------ Data excerpts ------

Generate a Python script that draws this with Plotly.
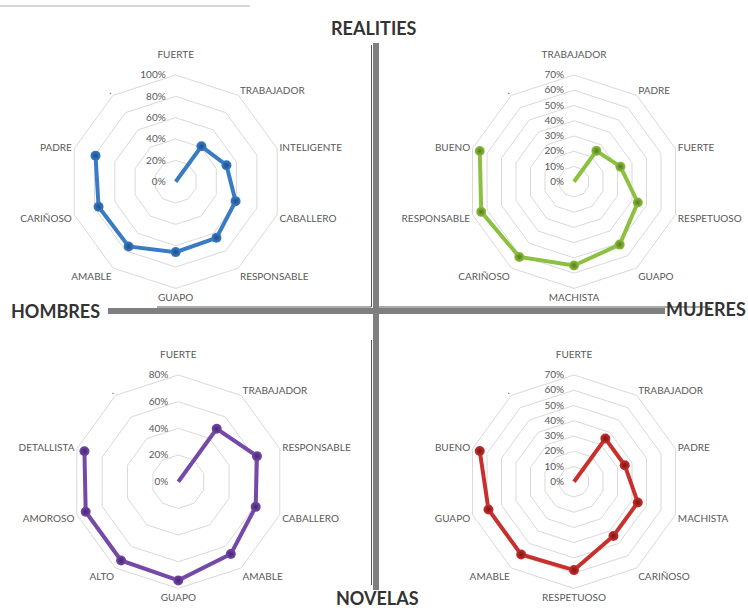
import plotly.graph_objects as go

# ---- data -------------------------------------------------------------
hombres_realities_cats = ["FUERTE", "TRABAJADOR", "INTELIGENTE", "CABALLERO",
                          "RESPONSABLE", "GUAPO", "AMABLE", "CARIÑOSO", "PADRE"]
hombres_realities_vals = [0, 41, 50, 59, 65, 66, 75, 76, 79]

mujeres_realities_cats = ["TRABAJADOR", "PADRE", "FUERTE", "RESPETUOSO",
                          "GUAPO", "MACHISTA", "CARIÑOSO", "RESPONSABLE", "BUENO"]
mujeres_realities_vals = [0, 25, 32, 44, 51, 55, 61, 64, 65]

hombres_novelas_cats = ["FUERTE", "TRABAJADOR", "RESPONSABLE", "CABALLERO",
                        "AMABLE", "GUAPO", "ALTO", "AMOROSO", "DETALLISTA"]
hombres_novelas_vals = [0, 49, 62, 61, 67, 74, 73, 73, 74]

mujeres_novelas_cats = ["FUERTE", "TRABAJADOR", "PADRE", "MACHISTA",
                        "CARIÑOSO", "RESPETUOSO", "AMABLE", "GUAPO", "BUENO"]
mujeres_novelas_vals = [0, 35, 35, 44, 44, 58, 59, 59, 65]

blank_axis = "."   # tenth spoke of each radar has no name

radial_max = [100, 70, 80, 70]
radial_step = [20, 10, 20, 10]

panel_titles = ["REALITIES", "HOMBRES", "MUJERES", "NOVELAS"]

# ---- styling ----------------------------------------------------------
W, H = 748, 610
R = 106.7
panels = [
    # (cats, vals, colour, gradient edge, centre x, centre y)
    (hombres_realities_cats, hombres_realities_vals, "#3a7cc4", "#1d4f8c", 175.7, 181.7),
    (mujeres_realities_cats, mujeres_realities_vals, "#8cc040", "#557a1c", 574.0, 181.7),
    (hombres_novelas_cats, hombres_novelas_vals, "#7449a8", "#45256e", 178.3, 481.7),
    (mujeres_novelas_cats, mujeres_novelas_vals, "#c8302e", "#7e1412", 574.0, 481.7),
]

label_font = dict(family="Lato, Open Sans, sans-serif", size=10, color="#595959")
grid_col = "#d9d9d9"

fig = go.Figure()
layout_polars = {}
for i, (cats, vals, col, edge, cx, cy) in enumerate(panels):
    name = "polar" if i == 0 else f"polar{i + 1}"
    fig.add_trace(go.Scatterpolar(
        r=vals, theta=cats, mode="lines+markers",
        line=dict(color=col, width=4),
        marker=dict(size=10, color=col,
                    gradient=dict(type="radial", color=edge),
                    line=dict(width=0)),
        subplot=name, showlegend=False, hoverinfo="skip",
    ))
    spokes = cats + [blank_axis]
    # the top label sits a little higher above its spoke
    spoke_text = [spokes[0] + "<br> "] + spokes[1:]
    layout_polars[name] = dict(
        domain=dict(x=[(cx - R) / W, (cx + R) / W],
                    y=[1 - (cy + R) / H, 1 - (cy - R) / H]),
        gridshape="linear",
        bgcolor="rgba(0,0,0,0)",
        angularaxis=dict(
            type="category", categoryarray=spokes,
            tickmode="array", tickvals=spokes, ticktext=spoke_text,
            rotation=90, direction="clockwise",
            showgrid=False, showline=True, linecolor=grid_col, linewidth=1,
            ticks="", ticklen=0,
            tickfont=label_font,
        ),
        radialaxis=dict(
            range=[0, radial_max[i]], dtick=radial_step[i], tick0=0,
            ticksuffix="%", angle=90, tickangle=90, side="counterclockwise",
            showline=False, ticks="outside", ticklen=6,
            tickcolor="rgba(0,0,0,0)", gridcolor=grid_col, gridwidth=1,
            tickfont=label_font,
        ),
    )

fig.update_layout(
    width=W, height=H,
    margin=dict(l=0, r=0, t=0, b=0),
    paper_bgcolor="white", plot_bgcolor="white",
    **layout_polars,
)

def px(x):
    return x / W

def py(y):
    return 1 - y / H

shapes = [
    # faint rule along the top edge
    dict(type="line", x0=px(0), x1=px(250), y0=py(6), y1=py(6),
         line=dict(color="#d6d6d6", width=2)),
    # thin chart frames behind the cross
    dict(type="line", x0=px(371.5), x1=px(371.5), y0=py(45), y1=py(307),
         line=dict(color="#555555", width=1)),
    dict(type="line", x0=px(157), x1=px(371.5), y0=py(307), y1=py(307),
         line=dict(color="#555555", width=1)),
    dict(type="line", x0=px(377), x1=px(710), y0=py(307), y1=py(307),
         line=dict(color="#555555", width=1)),
    dict(type="line", x0=px(371.5), x1=px(371.5), y0=py(340), y1=py(585),
         line=dict(color="#555555", width=1)),
    # the grey cross splitting the four quadrants
    dict(type="line", x0=px(376), x1=px(376), y0=py(43), y1=py(590),
         line=dict(color="#7f7f7f", width=6)),
    dict(type="line", x0=px(108), x1=px(665), y0=py(311), y1=py(311),
         line=dict(color="#7f7f7f", width=6)),
]
fig.update_layout(shapes=shapes)

title_font = dict(family="Lato, Open Sans, sans-serif", size=18, color="#333333")
title_pos = [(374, 28), (56, 311), (706, 309), (377, 598)]
for text, (x, y) in zip(panel_titles, title_pos):
    fig.add_annotation(x=px(x), y=py(y), xref="paper", yref="paper",
                       text=f"<b>{text}</b>", showarrow=False,
                       xanchor="center", yanchor="middle", font=title_font)

fig.write_html("out.html")
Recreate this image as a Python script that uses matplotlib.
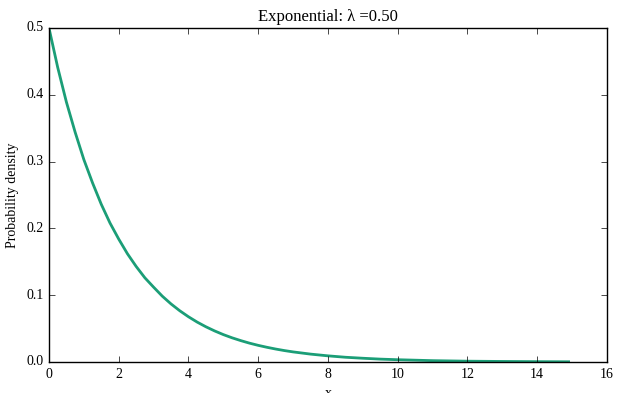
import numpy as np
import matplotlib
matplotlib.use("Agg")
import matplotlib.pyplot as plt

plt.style.use("classic")
plt.rcParams["font.family"] = ["Liberation Serif", "DejaVu Serif"]

lam = 0.5
# density values (denser where it bends most)
x = [0.0, 0.25, 0.5, 0.75, 1.0, 1.25, 1.5, 1.75, 2.0, 2.25, 2.5, 2.75,
     3.0, 3.25, 3.5, 3.75, 4.0, 4.25, 4.5, 4.75, 5.0, 5.25, 5.5, 5.75,
     6.0, 6.25, 6.5, 6.75, 7.0, 7.5, 8.0, 8.5, 9.0, 9.5, 10.0, 11.0,
     12.0, 13.0, 14.0, 14.9]
pdf = [0.500, 0.441, 0.389, 0.344, 0.303, 0.268, 0.236, 0.208, 0.184,
       0.162, 0.143, 0.126, 0.112, 0.0985, 0.0869, 0.0767, 0.0677, 0.0597,
       0.0527, 0.0465, 0.0410, 0.0362, 0.0320, 0.0282, 0.0249, 0.0220,
       0.0194, 0.0171, 0.0151, 0.0118, 0.0092, 0.0071, 0.0056, 0.0043,
       0.0034, 0.0020, 0.0012, 0.0008, 0.0005, 0.0003]

fig = plt.figure(figsize=(6.41, 3.93), dpi=100, facecolor="white")
ax = fig.add_axes([0.0764, 0.0789, 0.8705, 0.850])
ax.plot(x, pdf, color="#1b9e77", lw=2)
ax.set_xlim(0, 16)
ax.set_ylim(0, 0.5)
ax.set_xlabel("x", fontsize=10)
ax.set_ylabel("Probability density", fontsize=10)
ax.set_title("Exponential: \u03bb =%.2f" % lam, fontsize=12)
ax.tick_params(labelsize=10)

fig.savefig("out.png", dpi=100, facecolor="white")
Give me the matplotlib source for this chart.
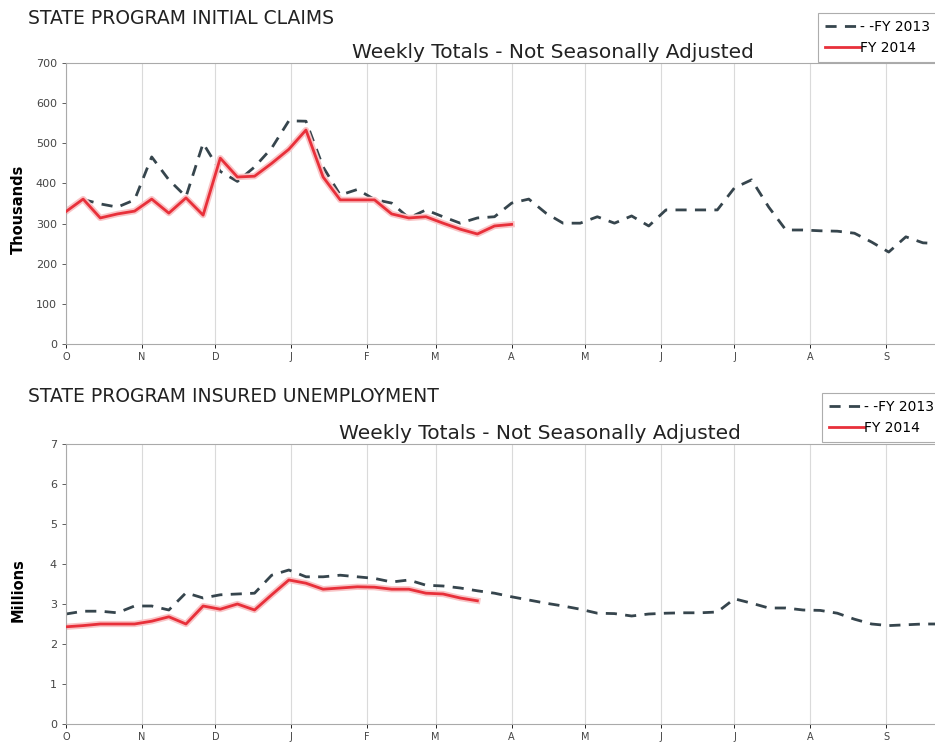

------

→ **Work instructions**:
Only the lines from the start of the records above through the line containing "hombres_realities_vals = [0, 41, 50, 59, 65, 66, 75, 76, 79]" should be returned, exactly and with both ends, please; the pictures stay out.

→ **Solution to this exercise**:
Generate a Python script that draws this with Plotly.
import plotly.graph_objects as go

# ---- data -------------------------------------------------------------
hombres_realities_cats = ["FUERTE", "TRABAJADOR", "INTELIGENTE", "CABALLERO",
                          "RESPONSABLE", "GUAPO", "AMABLE", "CARIÑOSO", "PADRE"]
hombres_realities_vals = [0, 41, 50, 59, 65, 66, 75, 76, 79]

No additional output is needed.